The Popocatépetl volcano registered intense activity over the weekend and into Monday morning, according to the National Coordination of Civil Protection (CNPC). The CNPC’s monitoring system, the National Center for Disaster Prevention (Cenapred), recorded 12 explosions, 3.3 hours of tremors, and 196 gas or ash emissions within a 24-hour span.
“In the last 24 hours, through the Popocatépetl volcano monitoring systems, 196 emissions were accompanied by water vapor, volcanic gas, and slight amounts of ash. Also, 199 minutes of low-amplitude and high-frequency tremors were recorded yesterday, along with 12 minor explosions,” Cenapred reported on Sunday.
Webcams de México recorded the impressive volcanic activity, which can be seen in several videos shared on their Twitter feed.
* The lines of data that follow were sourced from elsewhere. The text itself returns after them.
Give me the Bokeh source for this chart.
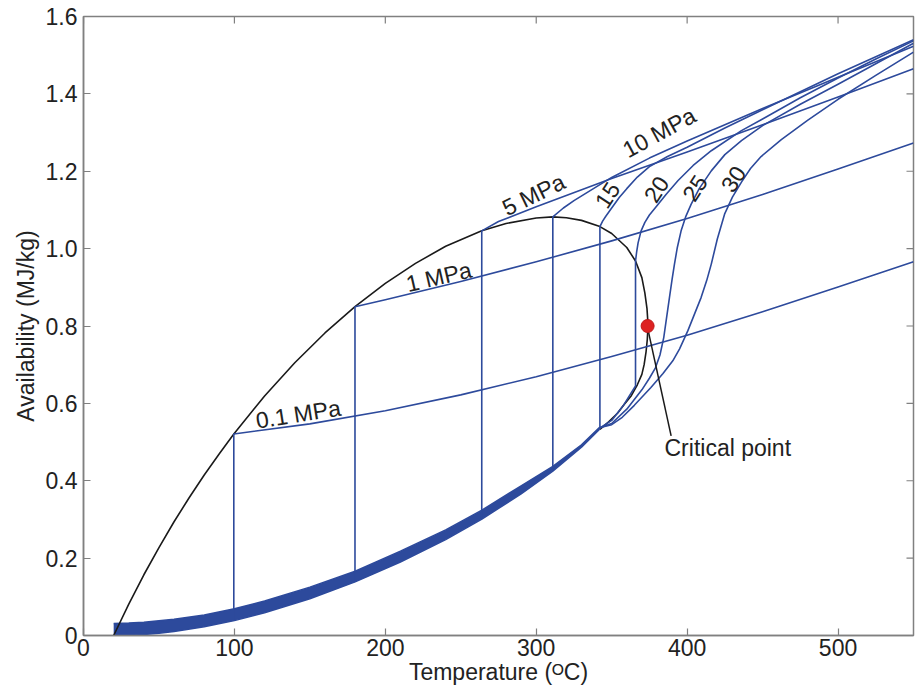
from bokeh.plotting import figure
from bokeh.models import Range1d, FixedTicker
from bokeh.embed import file_html
from bokeh.resources import INLINE
from bokeh.core.properties import value

# ---------------- data ----------------
x_ticks = [0, 100, 200, 300, 400, 500]
y_ticks = [0, 0.2, 0.4, 0.6, 0.8, 1.0, 1.2, 1.4, 1.6]
x_lim = [0, 550]
y_lim = [0, 1.6]

# saturation dome (vapour side up to the critical point, then liquid side)
sat_T = [20, 30, 40, 50, 60, 70, 80, 90, 99.6, 120, 140, 160, 179.9, 200, 220,
         240, 263.9, 280, 300, 311.0, 320, 330, 342.2, 350, 360, 365.8, 370,
         372, 373.4, 374.1, 373.6, 372.8, 371.5, 370, 367, 363, 358, 354, 348,
         342.2]
sat_b = [0.0, 0.081, 0.157, 0.227, 0.294, 0.356, 0.415, 0.470, 0.521, 0.619,
         0.705, 0.782, 0.850, 0.910, 0.962, 1.006, 1.046, 1.065, 1.079, 1.082,
         1.080, 1.073, 1.057, 1.039, 1.003, 0.968, 0.925, 0.885, 0.845, 0.803,
         0.765, 0.734, 0.700, 0.675, 0.648, 0.620, 0.596, 0.575, 0.552, 0.533]

# compressed-liquid band (all isobars overlap here)
band_T = [20, 30, 40, 50, 60, 80, 100, 120, 150, 180, 210, 240, 264, 290, 311,
          330, 342]
band_low = [0.0, 0.0004, 0.0024, 0.0057, 0.0101, 0.0224, 0.0385, 0.0586, 0.095,
            0.1385, 0.190, 0.248, 0.301, 0.366, 0.425, 0.487, 0.533]
band_up = [0.031, 0.032, 0.034, 0.038, 0.042, 0.053, 0.069, 0.089, 0.125, 0.166,
           0.218, 0.273, 0.324, 0.387, 0.437, 0.493, 0.538]

# isobars
p01_T = [99.6, 99.6, 150, 200, 250, 300, 350, 400, 450, 500, 550]
p01_b = [0.038, 0.521, 0.547, 0.581, 0.622, 0.669, 0.721, 0.776, 0.837, 0.901, 0.966]

p1_T = [179.9, 179.9, 200, 250, 300, 350, 400, 450, 500, 550]
p1_b = [0.139, 0.850, 0.868, 0.915, 0.966, 1.020, 1.078, 1.140, 1.206, 1.273]

p5_T = [263.9, 263.9, 275, 300, 350, 400, 450, 500, 550]
p5_b = [0.301, 1.046, 1.070, 1.108, 1.181, 1.250, 1.320, 1.392, 1.465]

p10_T = [311.0, 311.0, 318, 325, 350, 375, 400, 450, 500, 550]
p10_b = [0.425, 1.082, 1.105, 1.124, 1.184, 1.234, 1.278, 1.362, 1.443, 1.523]

p15_T = [342.2, 342.2, 344, 346, 350, 355, 360, 367, 375, 387, 400, 425, 450,
         500, 550]
p15_b = [0.533, 1.057, 1.071, 1.083, 1.105, 1.132, 1.155, 1.185, 1.212, 1.238,
         1.262, 1.312, 1.359, 1.452, 1.540]

p20_T = [342, 350, 358, 365.8, 365.8, 366.5, 367.5, 369.5, 372, 375, 380, 386,
         394, 404, 416, 436, 450, 475, 500, 525, 550]
p20_b = [0.536, 0.556, 0.596, 0.645, 0.968, 0.990, 1.015, 1.046, 1.068, 1.087,
         1.111, 1.140, 1.176, 1.215, 1.253, 1.305, 1.335, 1.390, 1.441, 1.490,
         1.537]

p25_T = [342, 350, 360, 370, 375, 379, 382, 384.5, 386.5, 388.3, 390, 391.6,
         393.5, 396, 399, 402.7, 408, 416, 425, 436, 450, 475, 500, 525, 550]
p25_b = [0.537, 0.548, 0.585, 0.635, 0.665, 0.692, 0.725, 0.770, 0.825, 0.874,
         0.920, 0.960, 1.003, 1.046, 1.082, 1.115, 1.155, 1.201, 1.243, 1.279,
         1.318, 1.373, 1.425, 1.478, 1.531]

p30_T = [342, 350, 357, 365, 376, 384, 390.5, 395, 400.5, 405, 409.3, 413, 416,
         420, 424.8, 430, 436, 442, 449, 462.4, 480, 500, 525, 550]
p30_b = [0.537, 0.545, 0.564, 0.595, 0.641, 0.677, 0.710, 0.741, 0.788, 0.832,
         0.874, 0.918, 0.960, 1.025, 1.089, 1.133, 1.172, 1.207, 1.238, 1.282,
         1.332, 1.386, 1.448, 1.508]

crit_T = [373.8]
crit_b = [0.800]

# labels
lab_text = ["0.1 MPa", "1 MPa", "5 MPa", "10 MPa", "15", "20", "25", "30"]
lab_T = [142.3, 235.5, 298.3, 381.5, 347.0, 379.5, 405.0, 430.4]
lab_b = [0.572, 0.927, 1.139, 1.300, 1.139, 1.154, 1.157, 1.180]
lab_angle = [9, 13, 26, 28.5, 57, 57, 57, 57]

note_text = ["Critical point"]
note_T = [385.0]
note_b = [0.484]
pointer_T = [373.8, 389.4]
pointer_b = [0.795, 0.516]

# ---------------- figure ----------------
BLUE = "#2D4A9C"
BLACK = "#1a1a1a"
AXIS = "#808080"
FONT = "Liberation Sans"
FS = "23px"
FRAME_H = 619.0
FRAME_W = 830.0
TICK_PX = 7

p = figure(width=917, height=689, output_backend="svg", toolbar_location=None,
           x_range=Range1d(*x_lim), y_range=Range1d(*y_lim),
           min_border_left=83, min_border_right=4, min_border_top=16,
           min_border_bottom=54, background_fill_color="white",
           border_fill_color="white")
p.outline_line_color = AXIS
p.outline_line_width = 1.5
p.grid.visible = False

for ax in (p.xaxis[0], p.yaxis[0]):
    ax.axis_line_color = AXIS
    ax.axis_line_width = 1.5
    ax.major_tick_line_color = AXIS
    ax.major_tick_line_width = 1.2
    ax.major_tick_in = TICK_PX
    ax.major_tick_out = 0
    ax.minor_tick_line_color = None
    ax.major_label_text_font = FONT
    ax.major_label_text_font_size = FS
    ax.major_label_text_color = "#222222"
    ax.axis_label_text_font = FONT
    ax.axis_label_text_font_size = FS
    ax.axis_label_text_font_style = "normal"
    ax.axis_label_text_color = "#222222"

xa = p.xaxis[0]
ya = p.yaxis[0]
xa.ticker = FixedTicker(ticks=x_ticks)
ya.ticker = FixedTicker(ticks=y_ticks)
ya.major_label_overrides = {0: "0", 1: "1.0"}
xa.axis_label = "Temperature (ᴼC)"
ya.axis_label = "Availability (MJ/kg)"
xa.major_label_standoff = 3
xa.axis_label_standoff = 0
ya.major_label_standoff = 6
ya.axis_label_standoff = 4

# mirrored inward ticks on the top and right edges of the box
dy = TICK_PX * (y_lim[1] - y_lim[0]) / FRAME_H
dx = TICK_PX * (x_lim[1] - x_lim[0]) / FRAME_W
p.segment(x0=x_ticks, x1=x_ticks, y0=[y_lim[1]] * len(x_ticks),
          y1=[y_lim[1] - dy] * len(x_ticks), line_color=AXIS, line_width=1.2)
p.segment(x0=[x_lim[1]] * len(y_ticks), x1=[x_lim[1] - dx] * len(y_ticks),
          y0=y_ticks, y1=y_ticks, line_color=AXIS, line_width=1.2)

# liquid band
p.varea(x=band_T, y1=band_low, y2=band_up, fill_color=BLUE)
p.line(band_T, band_low, line_color=BLUE, line_width=1.5)
p.line(band_T, band_up, line_color=BLUE, line_width=1.5)

# saturation dome
p.line(sat_T, sat_b, line_color=BLACK, line_width=1.6)

# isobars
for T, b in [(p01_T, p01_b), (p1_T, p1_b), (p5_T, p5_b), (p10_T, p10_b),
             (p15_T, p15_b), (p20_T, p20_b), (p25_T, p25_b), (p30_T, p30_b)]:
    p.line(T, b, line_color=BLUE, line_width=1.6, line_join="round")

# critical point annotation
p.line(pointer_T, pointer_b, line_color=BLACK, line_width=1.5)
p.scatter(crit_T, crit_b, size=13, fill_color="#DD2222", line_color="#C01818",
          line_width=1)

p.text(x=lab_T, y=lab_b, text=lab_text, angle=lab_angle, angle_units="deg",
       text_font=value(FONT), text_font_size=FS, text_align="center",
       text_baseline="middle", text_color="#222222")
p.text(x=note_T, y=note_b, text=note_text, text_font=value(FONT),
       text_font_size=FS, text_align="left", text_baseline="middle",
       text_color="#222222")

open("out.html", "w").write(file_html(p, INLINE))
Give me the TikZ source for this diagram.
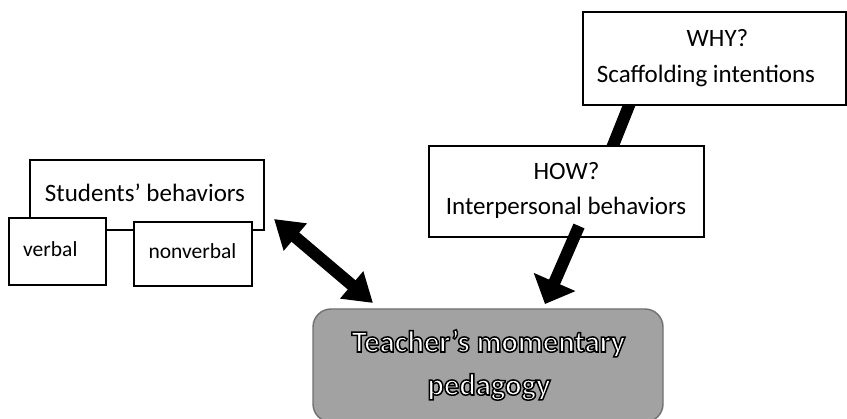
\documentclass[tikz,border=0pt]{standalone}
\usepackage{fontspec}
\setmainfont{Carlito}
\usetikzlibrary{arrows.meta,backgrounds}
\definecolor{tgray}{HTML}{A2A2A2}
\definecolor{tborder}{HTML}{707070}
\newcommand{\outlinedtext}[1]{\textcolor{white}{\special{pdf:literal direct 2 Tr 1.5 w 0 0 0 RG 1 1 1 rg}#1\special{pdf:literal direct 0 Tr 1 w}}}
\tikzset{
  box/.style={draw=black, line width=1.4pt, fill=white, inner sep=0pt},
  lbl/.style={anchor=base, inner sep=0pt, font=\fontsize{25}{30}\selectfont},
  slbl/.style={anchor=base, inner sep=0pt, font=\fontsize{21.5}{25}\selectfont},
  tlbl/.style={anchor=base, inner sep=0pt, font=\bfseries\fontsize{30.6}{36}\selectfont},
  conn/.style={line width=12pt, black},
  bigtip/.style={-{Triangle[length=24pt 0 0, width=44pt 0 0]}},
  dbltip/.style={{Triangle[length=28pt 0 0, width=34pt 0 0]}-{Triangle[length=28pt 0 0, width=34pt 0 0]}}
}
\begin{document}
\begin{tikzpicture}[x=1pt,y=-1pt]
\useasboundingbox (0,0) rectangle (847,419);
% boxes
\node[box, minimum width=234pt, minimum height=70pt] (stud) at (147,195) {};
\node[box, minimum width=97pt, minimum height=67pt] (verb) at (57.5,251.5) {};
\node[box, minimum width=118pt, minimum height=64pt] (nonv) at (193,254) {};
\node[box, minimum width=263pt, minimum height=93pt] (why) at (714.5,58.5) {};
\node[box, minimum width=275pt, minimum height=91pt] (how) at (566.5,191.5) {};
\node[draw=tborder, line width=1.4pt, fill=tgray, rounded corners=18pt,
      minimum width=350pt, minimum height=113pt] (teach) at (488,365.5) {};
% connector points
\coordinate (whyout) at (632,98);
\coordinate (howin) at (610,153);
\coordinate (howout) at (579,226);
\coordinate (teachin) at (545,304);
\coordinate (studin) at (274,219);
\coordinate (teachin2) at (373,303);
\begin{scope}[on background layer]
\draw[conn] (whyout) -- (howin);
\end{scope}
\draw[conn, bigtip] (howout) -- (teachin);
\draw[conn, dbltip] (studin) -- (teachin2);
% texts
\node[lbl] (tstud) at (145,202) {Students’ behaviors};
\node[slbl, anchor=base west] (tverb) at (23,257) {verbal};
\node[slbl] (tnonv) at (192.5,259) {nonverbal};
\node[lbl] (twhy) at (717.5,47) {WHY?};
\node[lbl] (tscaf) at (706,83) {Scaffolding intentions};
\node[lbl] (thow) at (566.5,180) {HOW?};
\node[lbl] (tinter) at (566,215) {Interpersonal behaviors};
\node[tlbl] (tteach1) at (488.5,352) {\outlinedtext{Teacher’s momentary}};
\node[tlbl] (tteach2) at (489,395) {\outlinedtext{pedagogy}};
\end{tikzpicture}
\end{document}
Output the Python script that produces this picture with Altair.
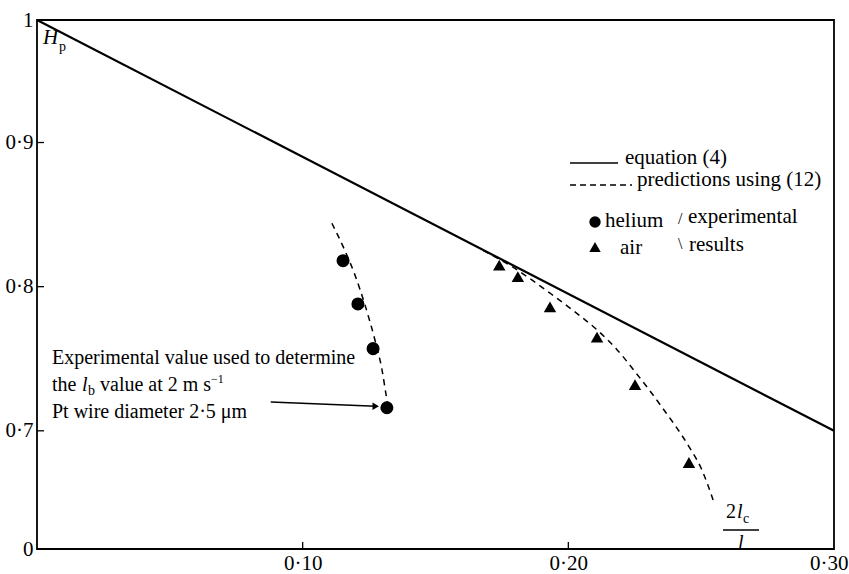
import altair as alt
import pandas as pd

# ---------------- data ----------------
eq_x = [0.0, 0.30]
eq_y = [0.985, 0.70]

helium_x = [0.1152, 0.1208, 0.1265, 0.1317]
helium_y = [0.818, 0.788, 0.757, 0.716]

air_x = [0.174, 0.181, 0.1931, 0.2108, 0.2251, 0.2454]
air_y = [0.815, 0.807, 0.786, 0.765, 0.732, 0.678]

pred_he_x = [0.1110, 0.1159, 0.1197, 0.1235, 0.1272, 0.1299, 0.1314, 0.1325]
pred_he_y = [0.844, 0.825, 0.808, 0.787, 0.763, 0.742, 0.725, 0.714]

pred_air_x = [0.168, 0.178, 0.186, 0.1931, 0.200, 0.2108, 0.218, 0.2251, 0.235, 0.2454, 0.250, 0.2545]
pred_air_y = [0.825, 0.8148, 0.805, 0.7955, 0.786, 0.770, 0.757, 0.741, 0.717, 0.689, 0.674, 0.652]

arrow_x = [0.088, 0.1275]
arrow_y = [0.720, 0.717]

x_ticks = [0.10, 0.20, 0.30]
y_ticks = [0.618, 0.70, 0.80, 0.90, 0.985]
y_inner_ticks = [0.70, 0.80, 0.90]
x_inner_ticks = [0.10, 0.20]

# ---------------- layout ----------------
W, H = 797, 529
FONT = "Liberation Serif"
FS = 20
FL = 21

xs = alt.Scale(domain=[0, 0.30], nice=False, zero=False)
ys = alt.Scale(domain=[0.618, 0.985], nice=False, zero=False)

x_axis = alt.Axis(values=x_ticks, title=None, grid=False, ticks=False, domain=False,
                  labelExpr="replace(format(datum.value, '.2f'), '.', '·')",
                  labelFont=FONT, labelFontSize=FL, labelColor="black", labelPadding=3,
                  labelFlush=True, labelFlushOffset=14)
y_axis = alt.Axis(values=y_ticks, title=None, grid=False, ticks=False, domain=False,
                  labelExpr="datum.value > 0.95 ? '1' : (datum.value < 0.65 ? '0' : replace(format(datum.value, '.1f'), '.', '·'))",
                  labelFont=FONT, labelFontSize=FL, labelColor="black", labelPadding=4)


def line_df(xv, yv):
    return pd.DataFrame({"x": xv, "y": yv, "o": list(range(len(xv)))})


X = alt.X("x:Q", scale=xs, axis=x_axis)
Y = alt.Y("y:Q", scale=ys, axis=y_axis)

eq = alt.Chart(line_df(eq_x, eq_y)).mark_line(color="black", strokeWidth=2.2).encode(x=X, y=Y, order="o:Q")
p_he = alt.Chart(line_df(pred_he_x, pred_he_y)).mark_line(color="black", strokeWidth=1.5, strokeDash=[6, 5], interpolate="monotone").encode(x=X, y=Y, order="o:Q")
p_air = alt.Chart(line_df(pred_air_x, pred_air_y)).mark_line(color="black", strokeWidth=1.5, strokeDash=[6, 5], interpolate="monotone").encode(x=X, y=Y, order="o:Q")
he = alt.Chart(line_df(helium_x, helium_y)).mark_point(shape="circle", filled=True, size=170, color="black", opacity=1).encode(x=X, y=Y)
air = alt.Chart(line_df(air_x, air_y)).mark_point(shape="triangle-up", filled=True, size=155, color="black", opacity=1).encode(x=X, y=Y)

arrow = alt.Chart(line_df(arrow_x, arrow_y)).mark_line(color="black", strokeWidth=1.4).encode(x=X, y=Y, order="o:Q")
arrow_head = alt.Chart(line_df(arrow_x[-1:], arrow_y[-1:])).mark_point(shape="triangle-right", filled=True, size=55, color="black", opacity=1).encode(x=X, y=Y)

xt = alt.Chart(pd.DataFrame({"x": x_inner_ticks})).mark_rule(color="black", strokeWidth=1.3).encode(
    x=alt.X("x:Q", scale=xs, axis=x_axis), y=alt.value(H), y2=alt.value(H - 7))
yt = alt.Chart(pd.DataFrame({"y": y_inner_ticks})).mark_rule(color="black", strokeWidth=1.3).encode(
    y=alt.Y("y:Q", scale=ys, axis=y_axis), x=alt.value(0), x2=alt.value(7))


def txt(s, px, py, size=FS, style="normal", align="left"):
    return alt.Chart(pd.DataFrame({"t": [s]})).mark_text(
        font=FONT, fontSize=size, fontStyle=style, align=align, baseline="middle", color="black"
    ).encode(x=alt.value(px), y=alt.value(py), text="t:N")


def rule(x1, x2, y, dash=None, sw=1.6):
    kw = dict(color="black", strokeWidth=sw)
    if dash:
        kw["strokeDash"] = dash
    return alt.Chart(pd.DataFrame({"a": [0]})).mark_rule(**kw).encode(
        x=alt.value(x1), x2=alt.value(x2), y=alt.value(y))


def sym(shape, px, py, size):
    return alt.Chart(pd.DataFrame({"a": [0]})).mark_point(
        shape=shape, filled=True, size=size, color="black", opacity=1
    ).encode(x=alt.value(px), y=alt.value(py))


texts = [
    # H_p
    txt("H", 6, 18, size=21, style="italic"),
    txt("p", 22, 27, size=14),
    # legend
    rule(533, 581, 143),
    txt("equation (4)", 588, 138, size=FL),
    rule(533, 595, 165, dash=[6, 4], sw=1.4),
    txt("predictions using (12)", 600, 160, size=FL),
    sym("circle", 558, 202, 130),
    txt("helium", 568, 201, size=FL),
    txt("/", 641, 199, size=16),
    txt("experimental", 651, 197, size=FL),
    sym("triangle-up", 558, 227, 130),
    txt("air", 583, 228, size=FL),
    txt("\\", 641, 224, size=16),
    txt("results", 652, 225, size=FL),
    # annotation
    txt("Experimental value used to determine", 15, 338),
    txt("the", 15, 365),
    txt("l", 45, 365, style="italic"),
    txt("b", 51, 371, size=14),
    txt("value at 2 m s", 63, 365),
    txt("−1", 174, 359, size=12),
    txt("Pt wire diameter 2·5 μm", 15, 392),
    # 2l_c / l
    txt("2", 689, 492),
    txt("l", 700, 492, style="italic"),
    txt("c", 706, 499, size=14),
    rule(686, 722, 510, sw=1.4),
    txt("l", 701, 523, style="italic"),
]

chart = alt.layer(eq, p_he, p_air, he, air, arrow, arrow_head, xt, yt, *texts).properties(
    width=W, height=H,
    background="white",
    autosize=alt.AutoSizeParams(type="none"),
    padding={"left": 37, "top": 20, "right": 15, "bottom": 25},
).configure_view(stroke="black", strokeWidth=1.8)

chart.save("out.html", embed_options={"renderer": "svg", "actions": False})
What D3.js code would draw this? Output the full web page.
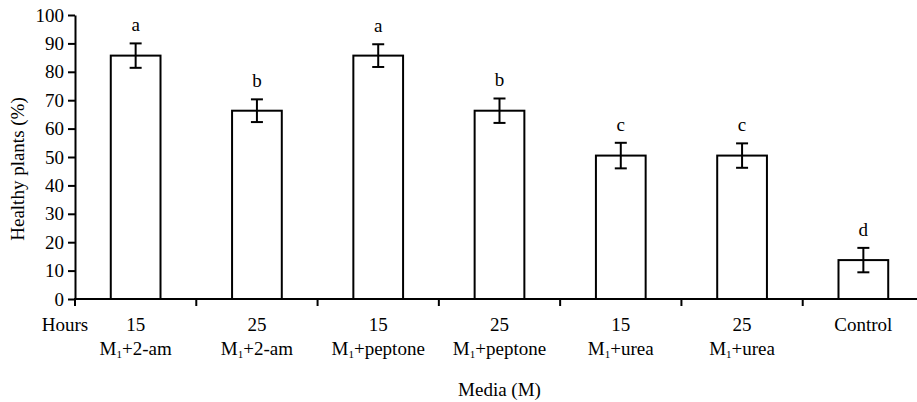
<!DOCTYPE html>
<html>
<head>
<meta charset="utf-8">
<script src="https://cdn.jsdelivr.net/npm/d3@7"></script>
<style>
  body { margin: 0; background: #fff; }
</style>
</head>
<body>
<div id="chart"></div>
<script>
// values
const hours = ["15", "25", "15", "25", "15", "25", "Control"];
const media = ["+2-am", "+2-am", "+peptone", "+peptone", "+urea", "+urea", null];
const healthy = [85.7, 66.3, 85.7, 66.3, 50.5, 50.5, 13.7];
const errors = [4.3, 4.0, 4.0, 4.3, 4.5, 4.3, 4.3];
const letters = ["a", "b", "a", "b", "c", "c", "d"];
const yTicks = [0, 10, 20, 30, 40, 50, 60, 70, 80, 90, 100];

const width = 917, height = 402;
const margin = { top: 15, left: 75, bottom: 103 };
const font = "'Liberation Serif', 'Times New Roman', Times, serif";

const data = healthy.map((v, i) => ({ i, v, err: errors[i], letter: letters[i], hour: hours[i], media: media[i] }));

const svg = d3.select("#chart").append("svg")
  .attr("width", width)
  .attr("height", height)
  .style("font-family", font);

const x = d3.scaleBand()
  .domain(data.map(d => d.i))
  .range([margin.left, 924])
  .padding(0);

const y = d3.scaleLinear()
  .domain([0, 100])
  .range([height - margin.bottom, margin.top]);

const barW = x.bandwidth() * 0.41;
const cx = d => x(d.i) + x.bandwidth() / 2;

// bars
svg.append("g").selectAll("rect")
  .data(data)
  .enter().append("rect")
  .attr("x", d => cx(d) - barW / 2)
  .attr("y", d => y(d.v))
  .attr("width", barW)
  .attr("height", d => y(0) - y(d.v))
  .attr("fill", "#fff")
  .attr("stroke", "#000")
  .attr("stroke-width", 2);

// error bars
const eb = svg.append("g").attr("stroke", "#000").attr("stroke-width", 2);
data.forEach(d => {
  eb.append("line").attr("x1", cx(d)).attr("x2", cx(d)).attr("y1", y(d.v + d.err)).attr("y2", y(d.v - d.err));
  eb.append("line").attr("x1", cx(d) - 6).attr("x2", cx(d) + 6).attr("y1", y(d.v + d.err)).attr("y2", y(d.v + d.err));
  eb.append("line").attr("x1", cx(d) - 6).attr("x2", cx(d) + 6).attr("y1", y(d.v - d.err)).attr("y2", y(d.v - d.err));
});

// significance letters
svg.append("g").selectAll("text")
  .data(data)
  .enter().append("text")
  .attr("x", cx)
  .attr("y", d => y(d.v + d.err) - 12)
  .attr("text-anchor", "middle")
  .style("font-size", "19px")
  .text(d => d.letter);

// y axis
const yAxis = svg.append("g")
  .attr("transform", `translate(${margin.left},0)`)
  .call(d3.axisLeft(y).tickValues(yTicks).tickSize(7).tickSizeOuter(0).tickPadding(4));
yAxis.attr("font-family", null).attr("font-size", null);
yAxis.selectAll("path, line").attr("stroke", "#000").attr("stroke-width", 2);
yAxis.selectAll("text").style("font-size", "19px").style("font-family", font);

// x axis line and band ticks
const xa = svg.append("g").attr("stroke", "#000").attr("stroke-width", 2);
xa.append("line").attr("x1", margin.left - 1).attr("x2", width).attr("y1", y(0)).attr("y2", y(0));
const bounds = data.map(d => x(d.i));
xa.selectAll("line.tick")
  .data(bounds)
  .enter().append("line")
  .attr("class", "tick")
  .attr("x1", d => d).attr("x2", d => d)
  .attr("y1", y(0)).attr("y2", y(0) + 7);

// x labels
svg.append("text")
  .attr("x", 65).attr("y", 331)
  .attr("text-anchor", "middle")
  .style("font-size", "19px")
  .text("Hours");

svg.append("g").selectAll("text")
  .data(data)
  .enter().append("text")
  .attr("x", cx).attr("y", 331)
  .attr("text-anchor", "middle")
  .style("font-size", "19px")
  .text(d => d.hour);

const ml = svg.append("g").selectAll("text")
  .data(data.filter(d => d.media))
  .enter().append("text")
  .attr("x", cx).attr("y", 355)
  .attr("text-anchor", "middle")
  .style("font-size", "19px");
ml.append("tspan").text("M");
ml.append("tspan").attr("dy", 3).style("font-size", "11px").text("1");
ml.append("tspan").attr("dy", -3).text(d => d.media);

svg.append("text")
  .attr("x", (margin.left + 924) / 2).attr("y", 396)
  .attr("text-anchor", "middle")
  .style("font-size", "19px")
  .text("Media (M)");

svg.append("text")
  .attr("transform", `translate(24,${(y(0) + y(100)) / 2 + 12}) rotate(-90)`)
  .attr("text-anchor", "middle")
  .style("font-size", "19px")
  .text("Healthy plants (%)");
</script>
</body>
</html>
Impresionante explosión del volcán #Popocatépetl hace unos minutos, 6:39 hrs.
Para ver en tiempo real:https://t.co/4yt8RjzpXe
— Webcams de México (@webcamsdemexico) December 19, 2022
Webcams de México is a system of stationary cameras in place across the country which capture the beauty of its major cities, tourist towns, and natural areas. However, government officials also frequently use the camera system to monitor natural disasters and the resulting damage.
Popocatépetl’s rumblings represent a Phase 2 Yellow Alert, which indicates an increase in activity and warns of light to moderate ashfall in surrounding towns, and the possibility of mudslides and pyroclastic flows (made up of lava, ash, and hot gas).
The CNPC warned nearby populations not to approach the volcano, and to be aware of the possibility of mud and debris flows in the case of heavy rain. It also requested that residents close doors and windows, avoid wearing contact lenses, cover water containers and food, and to wear a face mask in the case of respiratory illnesses due to falling ash. A population of 25 million people resides within 100 km of the volcano.